A alimentação foi, assim, na Itália durante o regime fascista, usada como instrumento de propaganda e controle do Estado. Tanto é assim, que no dia da morte e queda de Mussolini, 25 de julho de 1943, uma família partigiana e antifascista da Região da Emília-Romagna, os irmãos Cervi, como um ato político de resistência ao fascismo, distribuiu à população mais de 380 quilos de pastasciutta [8] (um prato simples de massa branca com manteiga e queijo). 


Se por um lado, o ato de consumir pasta durante os anos de guerra na Itália transformou-se em um gesto carregado de significado político — funcionando como símbolo de resistência cotidiana —, por outro lado, alguns dos hábitos alimentares desenvolvidos ou reforçados nesse contexto bélico continuam hoje profundamente enraizados até hoje na cultura culinária italiana [9]

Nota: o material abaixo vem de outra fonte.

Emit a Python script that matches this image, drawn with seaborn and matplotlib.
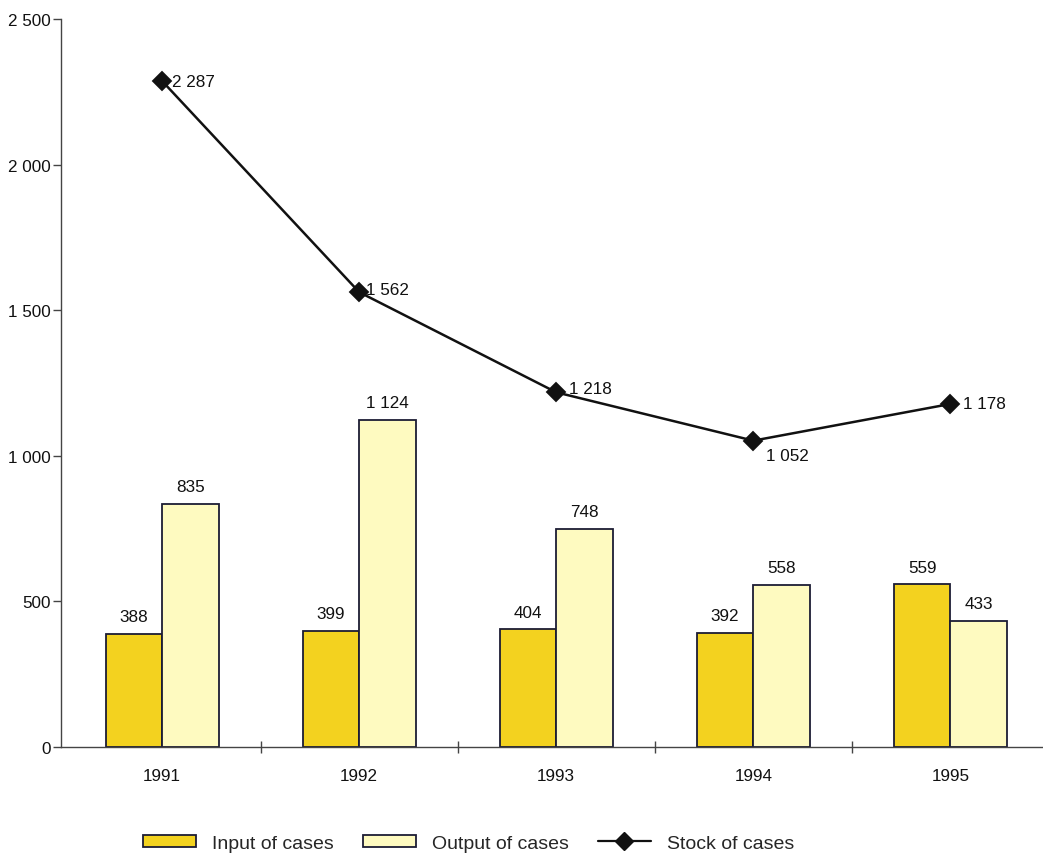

Assim, o passado histórico fascista da alimentação em contraste com a atual da candidatura da culinária italiana à Unesco, nos convida a refletir sobre a dialética do patrimônio cultural alimentar tradicional dos povos: onde a comida transcende a mera nutrição e assume uma dimensão simbólica e social profunda, sendo, inclusive, usada como instrumento por regimes políticos. 



Notas:


[1]Dossiê da candidatura italiana, n° 02093, para a inscrição em 2025 na Lista Representativa do Patrimônio Cultural Imaterial da Humanidade da Unesco da “culinária italiana entre a sustentabilidade e a diversidade biocultural, ver www.ich.unesco.org.


[2] “A cozinha italiana entre a sustentabilidade e diversidade biocultural” (trad. livre).


[3]Dossiê da candidatura italiana.


[4]Dossiê da candidatura italiana.



[6]LAFORGIA, Enzo R. Quando il fascismo dettava la dieta. La propaganda a tavola, tra sovranità alimentare e autarchia, Ed. People, 2025.


[7]SIGNORE, GianCarlo. Storia della abitudini alimentari. Dalla preistoria al fast food. Ed. Tecniche nuove, 2010.



[9]MONTANATI, M. Il mondo in cucina: storia, identità, scambi, Ed. Laterza, 2002.